Is the function z=max(x,2y) monotone? I suppose it is monotone but not strictly montone, isn't it? Sry for posting this rather trivial question, but in our book the max function is described as not monotone, which seems rather weird to me.

Thanks

2. ## Re: Monotone

Originally Posted by Schdero
Is the function z=max(x,2y) monotone?
What definition of monotone (or monotic) are you using for a function $f:\mathbb{R}^2\to \mathbb{R}$ ?

3. ## Re: Monotone

Originally Posted by FernandoRevilla
What definition of monotone (or monotic) are you using for a function $f:\mathbb{R}^2\to \mathbb{R}$ ?
Are there various definitions? I thought if f(x)''>0 f(x) is strictly monotone, if f(x)''>=0 it is monotone (in both cases monotonely increasing to be exact). What alternative definition is widely accepted? My example is in a book on econometrics.
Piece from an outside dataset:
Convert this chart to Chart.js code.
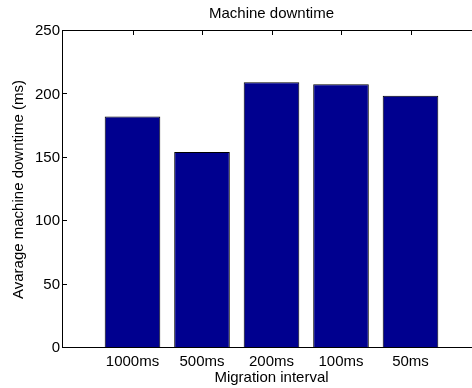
<!DOCTYPE html>
<html>
<head>
<meta charset="utf-8">
<script src="https://cdn.jsdelivr.net/npm/chart.js@4.4.1/dist/chart.umd.min.js"></script>
<style>
	html, body { margin: 0; padding: 0; overflow: hidden; background: #fff; }
	canvas { display: block; }
</style>
</head>
<body>
<canvas id="downtime-chart" width="490" height="388"></canvas>
<script>
const intervals = ['1000ms', '500ms', '200ms', '100ms', '50ms'];
const downtimes = [182.5, 154.5, 209.5, 208, 199];
const yTicks = [0, 50, 100, 150, 200, 250];

const FONT = { family: "'Liberation Sans', Arial, Helvetica, sans-serif", size: 15 };

Chart.defaults.color = '#000';
Chart.defaults.font.family = FONT.family;

// matlab style box with inward ticks
const axesBox = {
	id: 'axesBox',
	beforeDatasetsDraw(chart) {
		const { ctx, chartArea: a, scales } = chart;
		ctx.save();
		ctx.strokeStyle = '#000';
		ctx.lineWidth = 1;
		ctx.beginPath();
		for (let i = 1; i <= intervals.length; i++) {
			const x = Math.round(scales.x.getPixelForValue(i)) + 0.5;
			ctx.moveTo(x, a.top);
			ctx.lineTo(x, a.top + 4);
			ctx.moveTo(x, a.bottom);
			ctx.lineTo(x, a.bottom - 4);
		}
		yTicks.forEach(v => {
			const y = Math.round(scales.y.getPixelForValue(v)) - 0.5;
			ctx.moveTo(a.left, y);
			ctx.lineTo(a.left + 4, y);
			ctx.moveTo(a.right, y);
			ctx.lineTo(a.right - 4, y);
		});
		ctx.stroke();
		ctx.restore();
	},
	afterDatasetsDraw(chart) {
		const { ctx, chartArea: a } = chart;
		ctx.save();
		ctx.strokeStyle = '#000';
		ctx.lineWidth = 1;
		ctx.strokeRect(Math.round(a.left) - 0.5, Math.round(a.top) - 0.5,
			Math.round(a.right - a.left), Math.round(a.bottom - a.top));
		ctx.restore();
	}
};

new Chart(
	document.getElementById('downtime-chart'),
	{
		type: 'bar',
		data: {
			datasets: [
				{
					label: 'Avarage machine downtime (ms)',
					data: intervals.map((name, i) => ({ x: i + 1, y: downtimes[i] })),
					backgroundColor: 'rgb(0,0,143)',
					borderColor: '#000',
					borderWidth: 1,
					barPercentage: 1,
					categoryPercentage: 0.8,
				},
			]
		},
		options: {
			responsive: false,
			animation: false,
			layout: {
				padding: { left: 0, right: 10, top: 0, bottom: 0 },
			},
			plugins: {
				legend: { display: false },
				tooltip: { enabled: false },
				title: {
					display: true,
					text: 'Machine downtime',
					fullSize: false,
					color: '#000',
					font: { ...FONT, weight: 'normal' },
					padding: { top: 5, bottom: 8 },
				},
			},
			scales: {
				x: {
					type: 'linear',
					min: 0,
					max: 6,
					offset: false,
					grid: { display: false, drawTicks: false },
					border: { display: false },
					ticks: {
						stepSize: 1,
						autoSkip: false,
						maxRotation: 0,
						padding: 5,
						font: FONT,
						color: '#000',
						callback: v => (Number.isInteger(v) && v >= 1 && v <= intervals.length) ? intervals[v - 1] : '',
					},
					title: {
						display: true,
						text: 'Migration interval',
						font: FONT,
						color: '#000',
						padding: { top: 0, bottom: 1 },
					},
					afterFit(scale) { scale.height = 40; },
				},
				y: {
					min: 0,
					max: 250,
					grid: { display: false, drawTicks: false },
					border: { display: false },
					ticks: {
						stepSize: 50,
						padding: 3,
						font: FONT,
						color: '#000',
					},
					title: {
						display: true,
						text: 'Avarage machine downtime (ms)',
						font: FONT,
						color: '#000',
						padding: { top: 9.5, bottom: 0 },
					},
					afterFit(scale) { scale.width = 63; },
				}
			}
		},
		plugins: [axesBox],
	}
);
</script>
</body>
</html>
The question is, whether or not the indifference curves of the utility u=max(x,2y) represent monotone preferences.

4. ## Re: Monotone

Originally Posted by Schdero
Are there various definitions?
Look here:

Monotonic function - Wikipedia, the free encyclopedia

My example is in a book on econometrics. The question is, whether or not the indifference curves of the utility u=max(x,2y) represent monotone preferences
I'm sorry, in that case I'm afraid I can't help you. Perhaps another member, let's wait.

5. ## Re: Monotone

Originally Posted by Schdero
Are there various definitions? I thought if f(x)''>0 f(x) is strictly monotone, if f(x)''>=0 it is monotone (in both cases monotonely increasing to be exact). What alternative definition is widely accepted? My example is in a book on econometrics. The question is, whether or not the indifference curves of the utility u=max(x,2y) represent monotone preferences.
What you give, f''> 0, is not a definition but as property. A function is strictly monotone increasing if and only if whenever x< y, f(x)< f(y). But that requires an order on the argument of the function. And there is no standard order in two dimensions.